Last year's buys, in particular, have struggled. Jordan Henderson (GBP16 million), Stewart Downing (GBP20 million), Charlie Adam (GBP8 million) have all failed to impress while the problems of GBP35 million striker Andy Carroll are well documented.
Surely those buys were down to Dalglish, Comolli's apologists would say. No doubt they are right. It defies belief that a strong character and a Liverpool legend such as Dalglish would have allowed any player he did not want to have been forced upon him.
Comolli, however, would have played a major part in the negotiation of the fees and in overseeing the balance of the squad, just as he did when in a similar role at Tottenham.

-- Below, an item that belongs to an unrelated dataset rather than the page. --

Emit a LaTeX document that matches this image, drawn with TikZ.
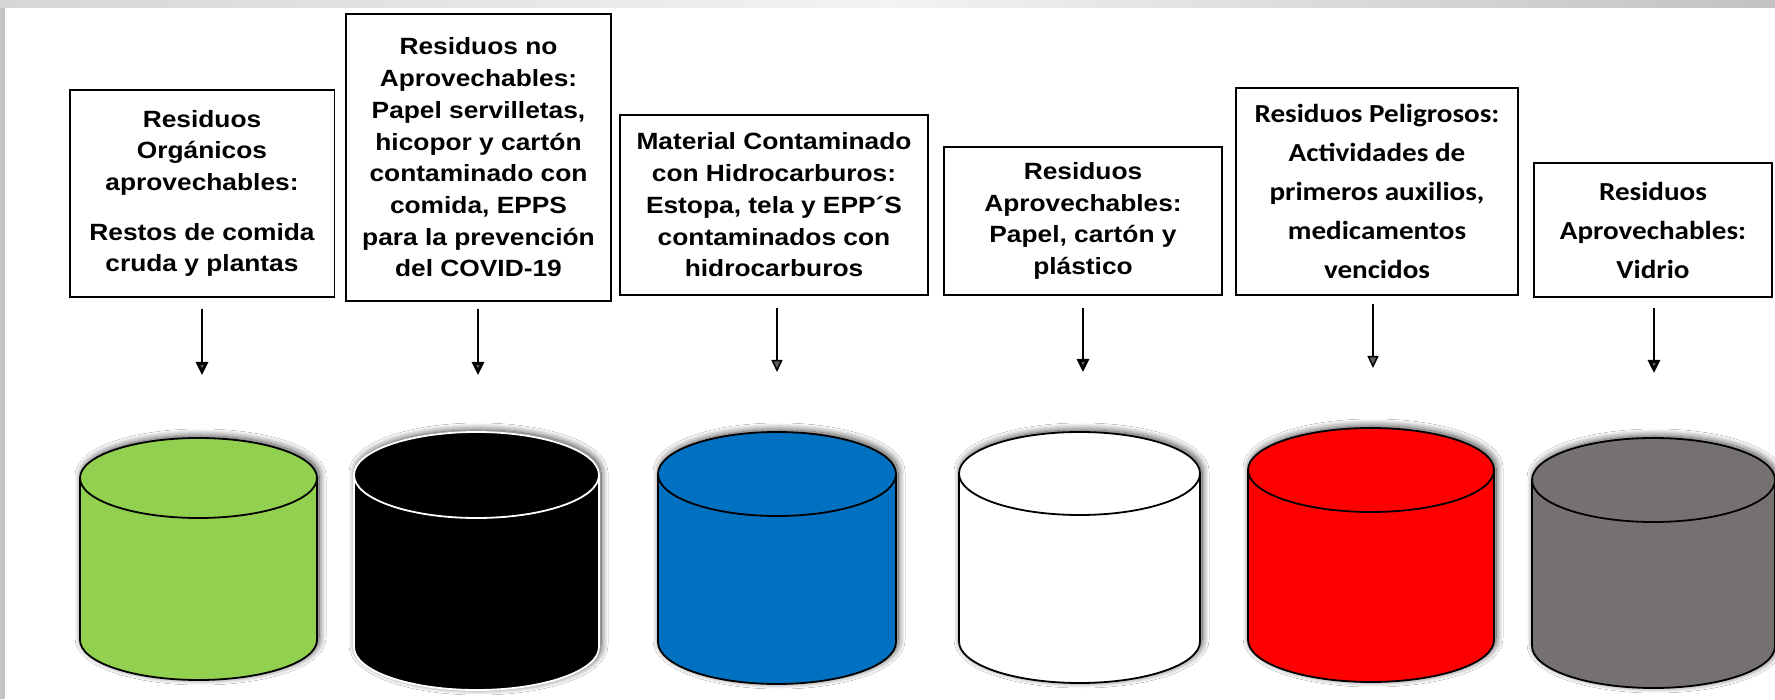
\documentclass[tikz,border=0pt]{standalone}
\usepackage{fontspec}
\usetikzlibrary{arrows.meta,shadows.blur}
\newfontfamily\arialf{Liberation Sans}[FakeStretch=1.12]
\newfontfamily\calif{Carlito}[FakeStretch=1.12]
\definecolor{cgreen}{HTML}{92D050}
\definecolor{cblue}{HTML}{0070C0}
\definecolor{cred}{HTML}{FF0000}
\definecolor{cgray}{HTML}{767171}
\definecolor{stripL}{HTML}{D6D6D6}
\definecolor{stripM}{HTML}{F3F3F3}
\definecolor{stripR}{HTML}{C2C2C2}
\definecolor{sideS}{HTML}{C3C3C3}
\tikzset{
  box/.style={draw, line width=1.5pt, fill=white, align=center, inner sep=0pt},
  ftA/.style={font=\arialf\bfseries\fontsize{23.5}{31.7}\selectfont},
  ftC/.style={font=\calif\bfseries\fontsize{26}{39}\selectfont},
  arrthick/.style={line width=2.8pt, -{Triangle[length=13pt,width=12pt]}},
  arrthin/.style={line width=1.5pt, -{Triangle[length=12pt,width=11pt]}},
  cylshadow/.style={blur shadow={shadow xshift=2pt, shadow yshift=2pt, shadow blur radius=7pt, shadow blur steps=20, shadow opacity=75}}
}
% #1 cx, #2 yt, #3 yb, #4 rx, #5 ry, #6 fill, #7 outline
\newcommand\mycyl[7]{%
  \fill[#6, cylshadow] (#1-#4,#2) arc[start angle=180, end angle=0, x radius=#4, y radius=#5]
     -- (#1+#4,#3) arc[start angle=0, end angle=-180, x radius=#4, y radius=#5] -- cycle;
  \draw[#7, line width=1.8pt, line join=round] (#1-#4,#2) -- (#1-#4,#3)
     arc[start angle=180, end angle=360, x radius=#4, y radius=#5] -- (#1+#4,#2);
  \draw[#7, line width=1.8pt, fill=#6] (#1,#2) ellipse [x radius=#4, y radius=#5];
}
\begin{document}
\begin{tikzpicture}[x=1pt,y=1pt]
\useasboundingbox (0,0) rectangle (1775,699);
\fill[white] (0,0) rectangle (1775,699);
\shade[left color=stripL, right color=stripR, middle color=stripM] (0,691) rectangle (1775,699);
\fill[sideS] (0,0) rectangle (5,691);

% boxes
\node[box, ftA, minimum width=264.5, minimum height=207] (b1) at (202,505.5)
  {Residuos\\Orgánicos\\aprovechables:\\[18pt]Restos de comida\\cruda y plantas};
\node[box, ftA, minimum width=265, minimum height=287] (b2) at (478.5,541.5)
  {Residuos no\\Aprovechables:\\Papel servilletas,\\hicopor y cartón\\contaminado con\\comida, EPPS\\para la prevención\\del COVID-19};
\node[box, ftA, minimum width=308, minimum height=180] (b3) at (774,494)
  {Material Contaminado\\con Hidrocarburos:\\Estopa, tela y EPP´S\\contaminados con\\hidrocarburos};
\node[box, ftA, minimum width=278, minimum height=148] (b4) at (1083,478)
  {Residuos\\Aprovechables:\\Papel, cartón y\\plástico};
\node[box, ftC, minimum width=282, minimum height=207] (b5) at (1377,507.5)
  {Residuos Peligrosos:\\Actividades de\\primeros auxilios,\\medicamentos\\vencidos};
\node[box, ftC, minimum width=238, minimum height=134] (b6) at (1653,469)
  {Residuos\\Aprovechables:\\Vidrio};

% cylinders
\mycyl{198.5}{221}{59}{118.5}{40}{cgreen}{black}
\mycyl{476.5}{224}{52}{122.5}{43}{black}{white}
\mycyl{777}{225}{57}{119}{42}{cblue}{black}
\mycyl{1079.5}{225.5}{57.5}{120.5}{41.5}{white}{black}
\mycyl{1371}{229}{59}{123}{42}{cred}{black}
\mycyl{1653.5}{219}{53}{121.5}{42}{cgray}{black}

% arrow ends
\coordinate (t1) at (202,324);
\coordinate (t2) at (478,324);
\coordinate (t3) at (777,327);
\coordinate (t4) at (1083,327);
\coordinate (t5) at (1373,331);
\coordinate (t6) at (1654,326);

\draw[arrthick, shorten <=11pt] (b1.south -| t1) -- (t1);
\draw[arrthick, shorten <=7pt] (b2.south -| t2) -- (t2);
\draw[arrthin, shorten <=12pt] (b3.south -| t3) -- (t3);
\draw[arrthick, shorten <=12pt] (b4.south -| t4) -- (t4);
\draw[arrthin, shorten <=8pt] (b5.south -| t5) -- (t5);
\draw[arrthick, shorten <=10pt] (b6.south -| t6) -- (t6);
\end{tikzpicture}
\end{document}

At White Hart Lane Comolli would claim credit for bringing such as Gareth Bale, Dimitar Berbatov, Benoit Assou-Ekotto, Heurelho Gomes and Younes Kaboul to the club, although he was also there and instrumental when the wheels came off in 2008 and Tottenham were rock bottom with two points from their first eight games with a squad which was described as a “mish-mash” when new manager Harry Redknapp arrived.
Scepticism has followed Comolli throughout his career which includes a scouting role at Arsenal.
The bottom line at Anfield, however, is that Comolli's departure turns the heat on Dalglish. There is no longer a buffer between manager and owner John Henry of the Fenway Sports Group.
That is how it should be. Football requires clear lines of communication and responsibility. It needs a manager with vision, tactical acumen and an eye for a player plus an owner prepared to invest in all three. It does not necessarily require a director of football.
Dalglish and Henry could yet restore Liverpool to greatness but only if the departure of Comolli is followed by more changes at Anfield.
Such as Dalglish not seeing demons in every press interview he undertakes and Liverpool's players bringing their one-off cup form to the league table with more consistency.
Dalglish's legendary status at Anfield has seen the fans keep the faith so far. But next season Dalglish has to deliver a piece of the old days or the unthinkable might just happen. He might just follow Comolli out of the door.
One day it is Wigan, near the bottom of the table, complaining about refereeing decisions, the next it is Manchester United at the top.
Referees make mistakes. So do managers and players and football fans every day of their lives. It is all part of belonging to the human race.
What football needs to do is stop beating officials with the stick of technology which invariably demonstrates their fallibility from 30 different camera angles.
Stop me if you have heard this once or a hundred times before, but it is time to allow technology to help officials to make the right decisions, rather than to prove they have made the wrong ones.